To: Road Walker who wrote (46412)6/20/2013 11:41:56 AM
From: sm1th1 Recommendation

Recommended By
Brumar89

  Read Replies (1) | Respond to of 85487
 
List of countries by tax revenue as percentage of GDP

The US numbers in that aren't even close. Federal alone is about 24% currently, total is close to 40%



To: Road Walker who wrote (46412)6/20/2013 12:11:29 PM
From: Brumar891 Recommendation

Recommended By
TimF

  Respond to of 85487
 
Zimbabwe #1 at 49.3%. Thanks for the tip.

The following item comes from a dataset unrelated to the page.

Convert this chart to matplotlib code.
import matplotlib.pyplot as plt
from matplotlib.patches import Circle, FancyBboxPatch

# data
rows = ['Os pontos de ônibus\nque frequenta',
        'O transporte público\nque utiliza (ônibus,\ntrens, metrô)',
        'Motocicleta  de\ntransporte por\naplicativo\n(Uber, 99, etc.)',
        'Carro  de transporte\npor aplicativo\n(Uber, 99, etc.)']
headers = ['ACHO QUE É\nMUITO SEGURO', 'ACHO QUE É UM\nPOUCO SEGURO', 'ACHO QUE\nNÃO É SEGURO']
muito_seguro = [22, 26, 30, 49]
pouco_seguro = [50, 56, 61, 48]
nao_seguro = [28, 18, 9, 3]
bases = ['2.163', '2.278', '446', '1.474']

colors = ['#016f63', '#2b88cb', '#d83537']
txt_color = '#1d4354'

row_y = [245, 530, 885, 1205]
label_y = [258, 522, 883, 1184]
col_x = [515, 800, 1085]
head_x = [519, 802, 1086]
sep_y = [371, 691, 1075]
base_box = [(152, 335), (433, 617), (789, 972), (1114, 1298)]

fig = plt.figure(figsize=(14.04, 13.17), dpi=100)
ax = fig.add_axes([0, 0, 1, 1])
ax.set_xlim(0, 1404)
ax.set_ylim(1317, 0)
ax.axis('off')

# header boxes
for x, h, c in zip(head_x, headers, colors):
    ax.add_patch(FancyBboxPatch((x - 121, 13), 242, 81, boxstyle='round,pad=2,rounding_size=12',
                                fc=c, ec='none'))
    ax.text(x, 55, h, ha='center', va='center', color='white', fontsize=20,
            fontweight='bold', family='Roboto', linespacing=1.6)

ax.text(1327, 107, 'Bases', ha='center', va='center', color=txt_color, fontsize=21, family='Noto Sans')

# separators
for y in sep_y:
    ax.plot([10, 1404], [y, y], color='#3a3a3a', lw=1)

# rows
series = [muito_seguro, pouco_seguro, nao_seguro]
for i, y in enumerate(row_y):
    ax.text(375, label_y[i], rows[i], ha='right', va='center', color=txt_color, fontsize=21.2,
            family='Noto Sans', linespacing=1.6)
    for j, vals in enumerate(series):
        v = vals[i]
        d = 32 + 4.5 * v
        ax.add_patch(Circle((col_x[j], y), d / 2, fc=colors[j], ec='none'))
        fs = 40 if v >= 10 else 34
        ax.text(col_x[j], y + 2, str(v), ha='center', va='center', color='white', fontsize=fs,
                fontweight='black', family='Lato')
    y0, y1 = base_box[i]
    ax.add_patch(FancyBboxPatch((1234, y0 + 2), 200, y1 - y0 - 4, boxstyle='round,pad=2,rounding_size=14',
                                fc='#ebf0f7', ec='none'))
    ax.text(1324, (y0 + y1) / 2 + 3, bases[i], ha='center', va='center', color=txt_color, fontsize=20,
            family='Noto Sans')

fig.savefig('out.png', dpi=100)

To: Road Walker who wrote (46412)6/20/2013 11:36:37 PM
From: i-node4 Recommendations

Recommended By
Bill
greenspirit
Paul Smith
TimF

  Read Replies (3) | Respond to of 85487
 
>> List of countries by tax revenue as percentage of GDP

There are a couple of points worth mentioning.

First, tax revenue as a percent of GDP is meaningless. If you want a figure that actually represents the size and scope of government, you'll have to take (tax revenue + debt) / gdp, which really gives a different result. You'll find the US is way up there. Worse, debt as a percent of gdp excludes the REAL debt of SS and Medicare unfunded liabilities which make us easily the worst in the list.

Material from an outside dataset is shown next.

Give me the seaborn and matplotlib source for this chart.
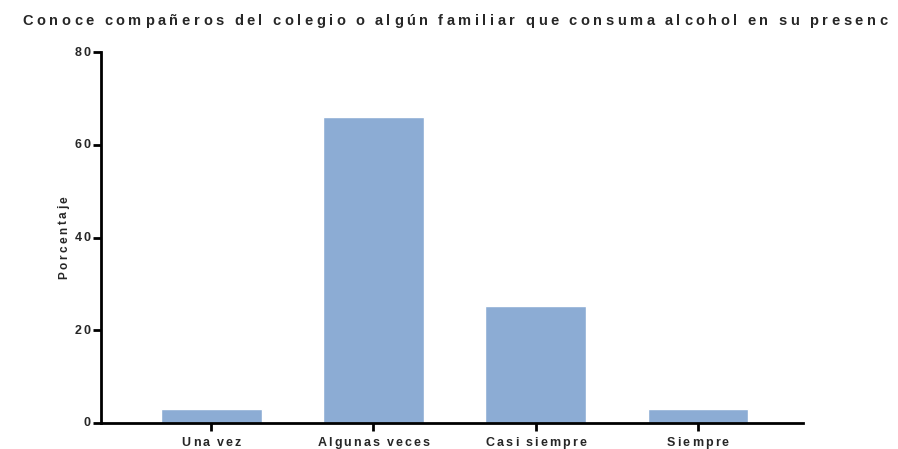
import matplotlib
matplotlib.use("Agg")
import matplotlib.pyplot as plt
from matplotlib.transforms import IdentityTransform
import pandas as pd
import seaborn as sns

categories = ["Una vez", "Algunas veces", "Casi siempre", "Siempre"]
percentages = [3.1, 66.0, 25.2, 3.1]
y_ticks = [0, 20, 40, 60, 80]
title = "Conoce compañeros del colegio o algún familiar que consuma alcohol en su presenc"
y_label = "Porcentaje"

sns.set_style("ticks")
plt.rcParams["font.family"] = ["Liberation Sans", "DejaVu Sans"]
plt.rcParams["font.weight"] = "bold"

df = pd.DataFrame({"categoria": categories, "porcentaje": percentages})

fig = plt.figure(figsize=(8.98, 4.49), dpi=100)
ax = fig.add_axes([0.1125, 0.058, 0.782, 0.826])
sns.barplot(data=df, x="categoria", y="porcentaje", color="#8CACD4",
            saturation=1, width=0.62, ax=ax)

ax.set_xlim(-0.68, 3.65)
ax.set_ylim(0, 80)
ax.set_yticks(y_ticks)
ax.set_xlabel("")
ax.set_ylabel("")
for side in ["top", "right"]:
    ax.spines[side].set_visible(False)
for side in ["left", "bottom"]:
    ax.spines[side].set_linewidth(2)
    ax.spines[side].set_color("black")
ax.tick_params(axis="both", width=2, length=6, colors="black",
               labelbottom=False, labelleft=False)

renderer = fig.canvas.get_renderer()
H = fig.bbox.height


def char_widths(s, size, space=0.24):
    widths = []
    for ch in s:
        if ch == " ":
            widths.append(size * 100 / 72 * space)
        else:
            t = fig.text(0, 0, ch, fontsize=size, fontweight="bold")
            widths.append(t.get_window_extent(renderer).width)
            t.remove()
    return widths


def tracked_text(s, x, y, size, track, ha="left", vertical=False, va="baseline",
                 space=0.24):
    """Draw text with extra letter spacing (display pixel coords)."""
    widths = char_widths(s, size, space)
    total = sum(widths) + track * (len(s) - 1)
    if ha == "center":
        start = -total / 2
    elif ha == "right":
        start = -total
    else:
        start = 0
    pos = start
    for ch, w in zip(s, widths):
        if ch != " ":
            if vertical:
                fig.text(x, y + pos, ch, fontsize=size, fontweight="bold",
                         rotation=90, rotation_mode="anchor", ha="left",
                         va=va, transform=IdentityTransform())
            else:
                fig.text(x + pos, y, ch, fontsize=size, fontweight="bold",
                         ha="left", va=va, transform=IdentityTransform())
        pos += w + track


# title
tracked_text(title, 22, H - 25, 10.5, 3.6, space=0.2)

# x tick labels
for i, name in enumerate(categories):
    px, py = ax.transData.transform((i, 0))
    tracked_text(name, px, H - 446, 9, 2.1, ha="center")

# y tick labels
x_axis = ax.transAxes.transform((0, 0))[0]
for v in y_ticks:
    px, py = ax.transData.transform((0, v))
    tracked_text(str(v), x_axis - 10.5, py - 3.5, 9, 2.0, ha="right")

# y label
y_mid = ax.transAxes.transform((0, 0.5))[1]
tracked_text(y_label, 67, y_mid, 8.5, 2.5, ha="center", vertical=True)

fig.savefig("out.png", dpi=100)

But your premise is all wrong to begin with -- the idea that government should grow proportionately with population. I cannot think of a worse indicator of a government's health -- that every time the country grows a little, government should grow proportionately.

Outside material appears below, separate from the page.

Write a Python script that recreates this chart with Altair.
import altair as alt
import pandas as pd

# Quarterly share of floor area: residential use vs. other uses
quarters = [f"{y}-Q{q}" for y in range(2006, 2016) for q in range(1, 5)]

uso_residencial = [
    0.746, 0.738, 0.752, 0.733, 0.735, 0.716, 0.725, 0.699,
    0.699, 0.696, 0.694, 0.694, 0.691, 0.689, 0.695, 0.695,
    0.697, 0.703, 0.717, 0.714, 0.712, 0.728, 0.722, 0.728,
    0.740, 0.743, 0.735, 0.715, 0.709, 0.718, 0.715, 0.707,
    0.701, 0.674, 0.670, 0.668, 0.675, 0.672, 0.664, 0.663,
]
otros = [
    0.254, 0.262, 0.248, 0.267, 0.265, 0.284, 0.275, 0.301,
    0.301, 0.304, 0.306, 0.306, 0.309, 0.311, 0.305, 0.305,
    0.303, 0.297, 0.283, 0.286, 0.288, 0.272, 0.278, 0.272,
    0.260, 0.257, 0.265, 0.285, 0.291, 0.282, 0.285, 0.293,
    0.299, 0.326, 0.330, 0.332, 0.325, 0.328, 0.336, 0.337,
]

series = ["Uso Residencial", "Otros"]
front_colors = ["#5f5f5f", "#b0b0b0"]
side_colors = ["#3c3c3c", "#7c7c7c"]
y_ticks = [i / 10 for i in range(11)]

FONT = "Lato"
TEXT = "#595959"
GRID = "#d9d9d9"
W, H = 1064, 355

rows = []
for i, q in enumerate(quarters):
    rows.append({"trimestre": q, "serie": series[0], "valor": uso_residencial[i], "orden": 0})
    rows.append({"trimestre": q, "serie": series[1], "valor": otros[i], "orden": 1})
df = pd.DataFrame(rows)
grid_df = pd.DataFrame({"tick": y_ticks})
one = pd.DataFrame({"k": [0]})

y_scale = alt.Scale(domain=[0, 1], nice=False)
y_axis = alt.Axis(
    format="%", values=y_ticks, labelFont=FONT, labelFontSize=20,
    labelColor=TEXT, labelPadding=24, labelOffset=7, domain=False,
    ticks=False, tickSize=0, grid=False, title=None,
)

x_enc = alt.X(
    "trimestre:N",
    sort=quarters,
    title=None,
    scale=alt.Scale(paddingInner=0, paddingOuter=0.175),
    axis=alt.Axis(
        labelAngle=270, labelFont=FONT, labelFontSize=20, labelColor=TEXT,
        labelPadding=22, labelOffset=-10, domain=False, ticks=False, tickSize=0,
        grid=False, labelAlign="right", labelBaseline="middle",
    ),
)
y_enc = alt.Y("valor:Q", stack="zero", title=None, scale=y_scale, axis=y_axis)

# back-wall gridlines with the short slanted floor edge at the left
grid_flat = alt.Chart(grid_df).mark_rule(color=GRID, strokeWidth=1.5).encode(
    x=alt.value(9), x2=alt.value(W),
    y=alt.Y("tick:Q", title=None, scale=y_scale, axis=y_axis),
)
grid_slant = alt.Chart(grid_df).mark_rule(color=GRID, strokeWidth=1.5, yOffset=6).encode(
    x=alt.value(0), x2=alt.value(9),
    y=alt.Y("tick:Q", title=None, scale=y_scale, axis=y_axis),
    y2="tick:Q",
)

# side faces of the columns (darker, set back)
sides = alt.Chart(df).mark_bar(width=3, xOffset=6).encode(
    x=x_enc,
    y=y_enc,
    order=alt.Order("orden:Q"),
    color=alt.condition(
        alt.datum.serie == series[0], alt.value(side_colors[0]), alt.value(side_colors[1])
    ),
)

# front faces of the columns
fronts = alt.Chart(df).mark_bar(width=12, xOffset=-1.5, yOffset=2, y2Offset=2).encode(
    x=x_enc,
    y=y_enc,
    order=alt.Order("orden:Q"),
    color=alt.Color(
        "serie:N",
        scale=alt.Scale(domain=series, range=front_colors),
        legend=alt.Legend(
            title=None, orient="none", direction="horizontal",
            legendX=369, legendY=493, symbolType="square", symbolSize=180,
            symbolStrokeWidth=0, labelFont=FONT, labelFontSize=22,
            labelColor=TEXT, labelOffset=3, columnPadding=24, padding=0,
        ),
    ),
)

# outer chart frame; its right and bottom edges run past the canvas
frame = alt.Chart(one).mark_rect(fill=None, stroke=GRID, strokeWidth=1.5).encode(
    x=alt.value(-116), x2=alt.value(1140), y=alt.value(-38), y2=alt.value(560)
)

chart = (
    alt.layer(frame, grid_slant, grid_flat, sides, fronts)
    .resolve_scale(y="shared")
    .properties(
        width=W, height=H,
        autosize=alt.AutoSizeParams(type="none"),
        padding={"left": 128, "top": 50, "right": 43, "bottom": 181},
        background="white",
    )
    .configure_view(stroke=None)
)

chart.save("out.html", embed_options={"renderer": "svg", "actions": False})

Worse still, the cost of our government has grown disproportionately with population. As population grows, government bureaucracy grows at a faster pace.

Even 50 years ago, government jobs were considered to be secure -- but lesser paying than those in private enterprise. Which is as it should be. Today, we pay government employees more than those same employees could make in the marketplace. Surely, you recognize that as an utterly absurd situation.

It is a recipe for disaster to have government employees making more than their counterparts in private enterprise. You end up with your best and brightest people working for the least productive sector. If someone wants the security of a government job they ought be paid less than someone who has to face the trials of having to be successful at what they do (in the private sector, where they will be fired for nonperformance).